Some early assessments of the war cast the Israeli and American strikes as setting Iran’s nuclear program back only a few months but apparently without specifying which part of its nuclear infrastructure could be quickly rebuilt. Now, however, nuclear experts say the destruction of Iran’s metallization plants has seemingly ended Tehran’s near-term ability to make a bomb’s explosive core. Rebuilding the crucial sites, they add, could take years. “It’s a bottleneck,” said David Albright, president of the Institute for Science and International Security, a private group in Washington that tracks nuclear proliferation. “They have to rebuild it.”

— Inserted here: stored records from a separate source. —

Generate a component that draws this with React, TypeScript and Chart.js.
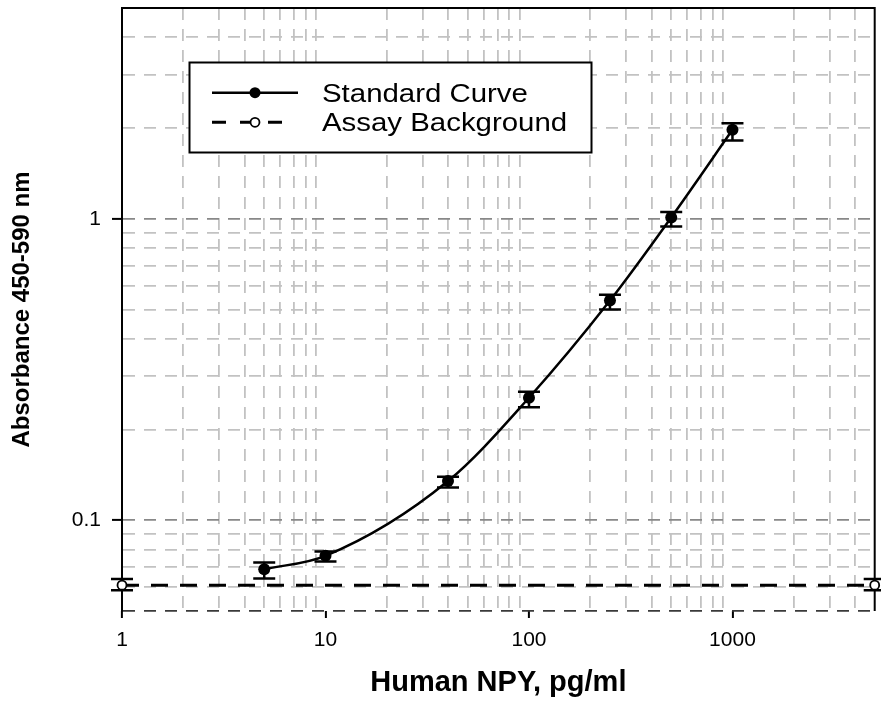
import React, { useEffect, useRef } from 'react';
import { Chart, registerables } from 'chart.js';

Chart.register(...registerables);

// ---- data ----
const concentrations = [5, 10, 40, 100, 250, 500, 1000];
const absorbance = [0.0688, 0.0762, 0.1349, 0.2549, 0.5353, 1.01, 1.972];
const absorbanceUpper = [0.0724, 0.0788, 0.1395, 0.2668, 0.56, 1.052, 2.074];
const absorbanceLower = [0.0641, 0.073, 0.1283, 0.2372, 0.4996, 0.943, 1.816];

const backgroundX = [1, 5000];
const backgroundY = [0.0609, 0.0609];
const backgroundUpper = [0.0638, 0.0638];
const backgroundLower = [0.0586, 0.0586];

const xGridValues = [
  1, 2, 3, 4, 5, 6, 7, 8, 9,
  10, 20, 30, 40, 50, 60, 70, 80, 90,
  100, 200, 300, 400, 500, 600, 700, 800, 900,
  1000, 2000, 3000, 4000, 5000,
];
const xLabelValues = [1, 10, 100, 1000];
const xTickLabels = ['1', '10', '100', '1000'];

const yGridValues = [
  0.05, 0.06, 0.07, 0.08, 0.09,
  0.1, 0.2, 0.3, 0.4, 0.5, 0.6, 0.7, 0.8, 0.9,
  1, 2, 3, 4, 5,
];
const yLabelValues = [0.1, 1];
const yTickLabels = ['0.1', '1'];

const seriesNames = ['Standard Curve', 'Assay Background'];
const xTitle = 'Human NPY, pg/ml';
const yTitle = 'Absorbance 450-590 nm';

const FONT = "'Liberation Sans', Arial, Helvetica, sans-serif";
const LIGHT = '#c2c2c2';
const MID = '#888888';
const DARK = '#3a3a3a';
const TRANSPARENT = 'rgba(0,0,0,0)';

const errorSets = [
  { xs: concentrations, upper: absorbanceUpper, lower: absorbanceLower },
  { xs: backgroundX, upper: backgroundUpper, lower: backgroundLower },
];

const errorBarPlugin = {
  id: 'errorBars',
  beforeDatasetsDraw(chart: any) {
    const { ctx } = chart;
    const xs = chart.scales.x;
    const ys = chart.scales.y;
    const area = chart.chartArea;
    ctx.save();
    // frame: top and right edges
    ctx.strokeStyle = '#000';
    ctx.lineWidth = 2;
    ctx.setLineDash([]);
    ctx.beginPath();
    ctx.moveTo(area.left, area.top);
    ctx.lineTo(area.right, area.top);
    ctx.lineTo(area.right, area.bottom);
    ctx.stroke();
    // error bars
    const half = 11;
    ctx.lineWidth = 2.5;
    errorSets.forEach((set) => {
      set.xs.forEach((xv, i) => {
        const x = xs.getPixelForValue(xv);
        const yU = ys.getPixelForValue(set.upper[i]);
        const yL = ys.getPixelForValue(set.lower[i]);
        ctx.beginPath();
        ctx.moveTo(x, yU);
        ctx.lineTo(x, yL);
        ctx.moveTo(x - half, yU);
        ctx.lineTo(x + half, yU);
        ctx.moveTo(x - half, yL);
        ctx.lineTo(x + half, yL);
        ctx.stroke();
      });
    });
    ctx.restore();
  },
};

const legendPlugin = {
  id: 'insideLegend',
  afterDraw(chart: any) {
    const { ctx } = chart;
    ctx.save();
    // box
    ctx.fillStyle = '#fff';
    ctx.fillRect(189.5, 62.5, 402, 90);
    ctx.strokeStyle = '#000';
    ctx.lineWidth = 2;
    ctx.setLineDash([]);
    ctx.strokeRect(189.5, 62.5, 402, 90);

    const rows = [92.7, 122.3];
    const baselines = [101.7, 130.7];
    // row 1: solid line + filled marker
    ctx.lineWidth = 2.5;
    ctx.beginPath();
    ctx.moveTo(212, rows[0]);
    ctx.lineTo(298, rows[0]);
    ctx.stroke();
    ctx.fillStyle = '#000';
    ctx.beginPath();
    ctx.arc(255, rows[0], 5.5, 0, Math.PI * 2);
    ctx.fill();
    // row 2: dashed line + open marker
    ctx.lineWidth = 3;
    ctx.setLineDash([14, 14]);
    ctx.beginPath();
    ctx.moveTo(212, rows[1]);
    ctx.lineTo(291, rows[1]);
    ctx.stroke();
    ctx.setLineDash([]);
    ctx.fillStyle = '#fff';
    ctx.lineWidth = 1.8;
    ctx.beginPath();
    ctx.arc(255, rows[1], 4.5, 0, Math.PI * 2);
    ctx.fill();
    ctx.stroke();

    // texts (slightly widened to match the reference lettering)
    ctx.fillStyle = '#000';
    ctx.font = `25.5px ${FONT}`;
    ctx.textBaseline = 'alphabetic';
    ctx.textAlign = 'left';
    seriesNames.forEach((name, i) => {
      ctx.save();
      ctx.translate(322, baselines[i]);
      ctx.scale(1.153, 1);
      ctx.fillText(name, 0, 0);
      ctx.restore();
    });
    ctx.restore();
  },
};

export default function App() {
  const ref = useRef<HTMLCanvasElement>(null);

  useEffect(() => {
    const canvas = ref.current;
    if (!canvas) return;
    const chart = new Chart(canvas, {
      type: 'line',
      data: {
        datasets: [
          {
            label: seriesNames[0],
            data: concentrations.map((x, i) => ({ x, y: absorbance[i] })),
            borderColor: '#000',
            backgroundColor: '#000',
            borderWidth: 2.5,
            pointRadius: 6,
            pointBackgroundColor: '#000',
            pointBorderColor: '#000',
            pointBorderWidth: 0,
            cubicInterpolationMode: 'monotone',
            fill: false,
          },
          {
            label: seriesNames[1],
            data: backgroundX.map((x, i) => ({ x, y: backgroundY[i] })),
            borderColor: '#000',
            backgroundColor: '#fff',
            borderWidth: 3,
            borderDash: [17, 12],
            pointRadius: 4.5,
            pointBackgroundColor: '#fff',
            pointBorderColor: '#000',
            pointBorderWidth: 1.8,
            fill: false,
            clip: false,
          } as any,
        ],
      },
      options: {
        responsive: false,
        animation: false,
        events: [],
        layout: { padding: { left: 0, top: 8, right: 4, bottom: 0 } },
        plugins: {
          legend: { display: false },
          tooltip: { enabled: false },
        },
        scales: {
          x: {
            type: 'logarithmic',
            min: 1,
            max: 5000,
            afterBuildTicks: (s: any) => {
              s.ticks = xGridValues.map((v) => ({ value: v }));
            },
            afterFit: (s: any) => {
              s.height = 91;
              s.paddingLeft = 0;
              s.paddingRight = 0;
            },
            ticks: {
              autoSkip: false,
              maxRotation: 0,
              minRotation: 0,
              padding: 10,
              color: '#000',
              font: { family: FONT, size: 21 },
              callback: (v: any) => {
                const k = xLabelValues.indexOf(Number(v));
                return k >= 0 ? xTickLabels[k] : '';
              },
            },
            grid: {
              lineWidth: 1.8,
              color: (c: any) => {
                const v = c.tick ? c.tick.value : 0;
                if (v === 1 || v === 5000 || xLabelValues.includes(v)) return TRANSPARENT;
                return LIGHT;
              },
              tickLength: 7,
              tickWidth: 2,
              tickColor: (c: any) => {
                const v = c.tick ? c.tick.value : 0;
                return xLabelValues.includes(v) ? '#000' : TRANSPARENT;
              },
            },
            border: { display: false, dash: [12, 9] },
            title: {
              display: true,
              text: xTitle,
              color: '#000',
              font: { family: FONT, size: 29, weight: 'bold' },
              padding: { top: 0, bottom: 2 },
            },
          },
          y: {
            type: 'logarithmic',
            min: 0.05,
            max: 5,
            afterBuildTicks: (s: any) => {
              s.ticks = yGridValues.map((v) => ({ value: v }));
            },
            afterFit: (s: any) => {
              s.width = 122;
              s.paddingTop = 0;
              s.paddingBottom = 0;
            },
            ticks: {
              autoSkip: false,
              padding: 11,
              color: '#000',
              font: { family: FONT, size: 21 },
              callback: (v: any) => {
                const k = yLabelValues.indexOf(Number(v));
                return k >= 0 ? yTickLabels[k] : '';
              },
            },
            grid: {
              lineWidth: 1.8,
              color: (c: any) => {
                const v = c.tick ? c.tick.value : 0;
                if (v === 5) return TRANSPARENT;
                if (v === 0.05) return DARK;
                if (yLabelValues.includes(v)) return MID;
                return LIGHT;
              },
              tickLength: 10,
              tickWidth: 2,
              tickColor: (c: any) => {
                const v = c.tick ? c.tick.value : 0;
                return yLabelValues.includes(v) ? '#000' : TRANSPARENT;
              },
            },
            border: { display: true, color: '#000', width: 2, dash: [12, 9] },
            title: {
              display: true,
              text: yTitle,
              color: '#000',
              font: { family: FONT, size: 24, weight: 'bold' },
              padding: { top: 8, bottom: 0 },
            },
          },
        },
      } as any,
      plugins: [errorBarPlugin, legendPlugin],
    });
    return () => chart.destroy();
  }, []);

  return (
    <div style={{ position: 'absolute', left: 0, top: 0, width: 881, height: 702, background: '#fff' }}>
      <canvas ref={ref} width={881} height={702} style={{ display: 'block' }} />
    </div>
  );
}
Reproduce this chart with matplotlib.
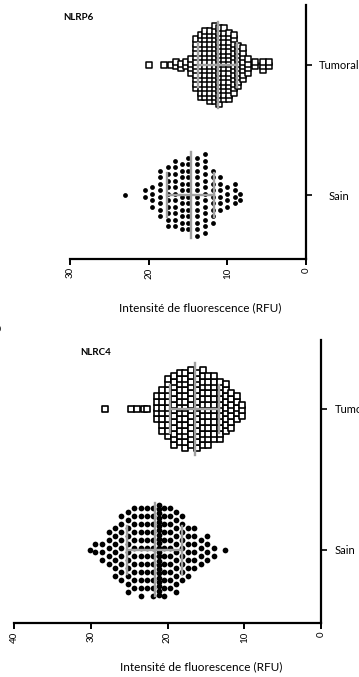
import numpy as np
import matplotlib
matplotlib.use("Agg")
import matplotlib.pyplot as plt

plt.rcParams['font.family'] = ['Lato', 'DejaVu Sans']

# values (RFU) of each column of points and how many points sit in it
# NLRP6
nlrp6_tum_vals = [19.9, 18.1, 17.1, 16.5, 15.9, 15.3, 14.6, 14.0, 13.4, 12.8, 12.2,
                  11.6, 11.0, 10.4, 9.8, 9.2, 8.6, 8.0, 7.4, 6.5, 5.5, 4.7]
nlrp6_tum_counts = [1, 1, 1, 2, 2, 2, 4, 12, 15, 16, 17, 18, 18, 17, 16, 14, 10, 8, 4, 2, 3, 2]
nlrp6_sain_vals = [23.0, 20.5, 19.6, 18.5, 17.5, 16.6, 15.8, 15.0, 13.9, 12.8, 11.8,
                   10.9, 10.1, 9.0, 8.4]
nlrp6_sain_counts = [1, 2, 4, 8, 10, 11, 11, 12, 13, 13, 9, 6, 4, 4, 2]

# NLRC4
nlrc4_tum_vals = [28.1, 24.8, 24.0, 23.1, 22.7, 21.4, 20.7, 19.9, 19.2, 18.4, 17.7, 16.9,
                  16.2, 15.4, 14.7, 13.9, 13.2, 12.4, 11.7, 10.9, 10.3]
nlrc4_tum_counts = [1, 1, 1, 1, 1, 5, 8, 11, 13, 13, 14, 14, 14, 14, 13, 12, 11, 9, 7, 5, 3]
nlrc4_sain_vals = [30.1, 29.4, 28.5, 27.6, 26.8, 26.0, 25.2, 24.4, 23.5, 22.7, 21.9, 21.1,
                   20.4, 19.7, 18.9, 18.1, 17.3, 16.5, 15.6, 14.8, 14.0, 12.5]
nlrc4_sain_counts = [1, 2, 3, 5, 7, 9, 11, 11, 12, 11, 12, 22, 12, 11, 11, 9, 7, 6, 4, 4, 2, 1]

categories = ['Sain', 'Tumoral']
x_ticks_top = [0, 10, 20, 30]
x_ticks_bottom = [0, 10, 20, 30, 40]
xlabel = 'Intensité de fluorescence (RFU)'

GREY = '#a0a0a0'


def swarm(ax, vals, counts, ypos, step, half, **kw):
    # stack the points of each value column around the category line,
    # neighbouring columns shifted by half a step (brick pattern)
    xs, ys = [], []
    for i, (v, n) in enumerate(zip(vals, counts)):
        st = step if n < 2 else min(step, 2 * half / (n - 1))
        off = (np.arange(n) - (n - 1) / 2) * st
        if st == step and n > 1:
            off = off + (step / 4 if i % 2 else -step / 4)
        xs += [v] * n
        ys += list(ypos + off)
    ax.scatter(xs, ys, zorder=2, clip_on=False, **kw)
    data = np.repeat(vals, counts)
    m, sd = data.mean(), data.std(ddof=1)
    ax.plot([m, m], [ypos - 0.33, ypos + 0.33], color=GREY, lw=1.7, zorder=3)
    ax.plot([m - sd, m + sd], [ypos, ypos], color=GREY, lw=1.7, zorder=3)
    for e in (m - sd, m + sd):
        ax.plot([e, e], [ypos - 0.17, ypos + 0.17], color=GREY, lw=1.7, zorder=3)


def style(ax, xmax, ticks, title, title_xy, label_xy, ypad, yha):
    ax.set_xlim(xmax, 0)
    for s in ('left', 'top'):
        ax.spines[s].set_visible(False)
    for s in ('bottom', 'right'):
        ax.spines[s].set_linewidth(1.6)
    ax.set_xticks(ticks)
    ax.set_xticklabels([str(t) for t in ticks], rotation=90, fontsize=7)
    ax.tick_params(axis='x', direction='out', length=4, width=1.4, pad=2)
    ax.yaxis.tick_right()
    ax.set_yticks([0, 1])
    ax.set_yticklabels(categories, fontsize=8, ha=yha)
    ax.tick_params(axis='y', direction='out', length=4, width=1.2, pad=ypad)
    ax.set_xlabel(xlabel, fontsize=8.5)
    ax.xaxis.set_label_coords(*label_xy)
    ax.text(*title_xy, title, transform=ax.transAxes, fontsize=7, fontweight='bold',
            ha='left', va='center')


fig = plt.figure(figsize=(3.59, 6.77), dpi=100)

# top panel: NLRP6
ax1 = fig.add_axes([70 / 359, 1 - 259 / 677, 236 / 359, 254 / 677])
ax1.set_ylim(-0.49, 1.46)
swarm(ax1, nlrp6_tum_vals, nlrp6_tum_counts, 1, 0.034, 0.31,
      marker='s', s=13, facecolors='white', edgecolors='black', linewidths=1.1)
swarm(ax1, nlrp6_sain_vals, nlrp6_sain_counts, 0, 0.05, 0.32,
      marker='o', s=12, color='black', linewidths=0)
style(ax1, 30, x_ticks_top, 'NLRP6', (-0.03, 0.95), (0.55, -0.17), 20, 'center')

# bottom panel: NLRC4
ax2 = fig.add_axes([14 / 359, 1 - 623 / 677, 307 / 359, 283 / 677])
ax2.set_ylim(-0.52, 1.49)
swarm(ax2, nlrc4_tum_vals, nlrc4_tum_counts, 1, 0.041, 0.31,
      marker='s', s=17, facecolors='white', edgecolors='black', linewidths=1.2)
swarm(ax2, nlrc4_sain_vals, nlrc4_sain_counts, 0, 0.057, 0.32,
      marker='o', s=17, color='black', linewidths=0)
style(ax2, 40, x_ticks_bottom, 'NLRC4', (0.215, 0.955), (0.61, -0.135), 6, 'left')

# figure caption cut off by the left border
fig.text(-0.012, 0.53, 'Figure 2', rotation=90, fontsize=9, fontweight='bold',
         ha='center', va='center', color='#333333')

fig.savefig('out.png', dpi=100)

This might not be out-of-the-blue news to you if you listened to Secretary of State Marco Rubio on Wednesday. Rubio, who is also the acting national security adviser, was trying to counter the spin that the bombing had little effect. “He said the destruction of the conversion plants — an alternative name for the metallization sites — set the Iranians back for years, not a few months as claimed in a preliminary Defense Intelligence Agency report on the war’s impact,” the New York Times reported. “‘You can’t do a nuclear weapon without a conversion facility,’ said Mr. Rubio. ‘We can’t even find where it is, where it used to be on the map. The whole thing is blackened out. It’s wiped out.’”

You might also not be surprised if you read the words of David Albright, the expert mentioned above, in a report last Tuesday. “Overall, Israel’s and U.S. attacks have effectively destroyed Iran’s centrifuge enrichment program,” Albright wrote. “It will be a long time before Iran comes anywhere near the capability it had before the attack.”

Asked about that on PBS Thursday, Albright added: “Well, I think what we saw in satellite imagery, and we know a lot about the nuclear sites, is, you had thousands and thousands of centrifuges destroyed. And more importantly, you have the ability to make them was destroyed and to create the thing that is enriched.” 

It is important to say that it is still too early for any sort of final assessment of the damage. But it might not be too early to say that the Defense Intelligence Agency report that got all the anti-Trump voices so excited perhaps did not specify “which part of [Iran’s] nuclear infrastructure could be quickly rebuilt,” in the words of the New York Times. Some reporters, eager to debunk Trump and pronounce Trump’s action a failure, paid a lot of attention to reports that Iran managed to keep some enriched uranium but failed to ask whether Iran could still manufacture a nuclear bomb.

Of course that didn’t stop the partisans from jumping into the story. “Listen, to me it still appears that we have only set back the Iranian nuclear program by a handful of months,” said Sen. Chris Murphy (D-CT), perhaps one of the most aggressive of the second-term Trump antagonists. “There’s no doubt there was damage done to the program, but the allegations that we have obliterated their program just don’t seem to stand up to reason.”

Even as Murphy spoke, it was becoming clear that a variety of assessments and analyses, looking at the entire Iranian nuclear weapons program, suggested the damage was far, far more extensive than the Democrat said. Was the Iranian program “obliterated”? Argue about the word if you like. But the damage inflicted by the U.S. and Israeli attacks appears to have been devastating.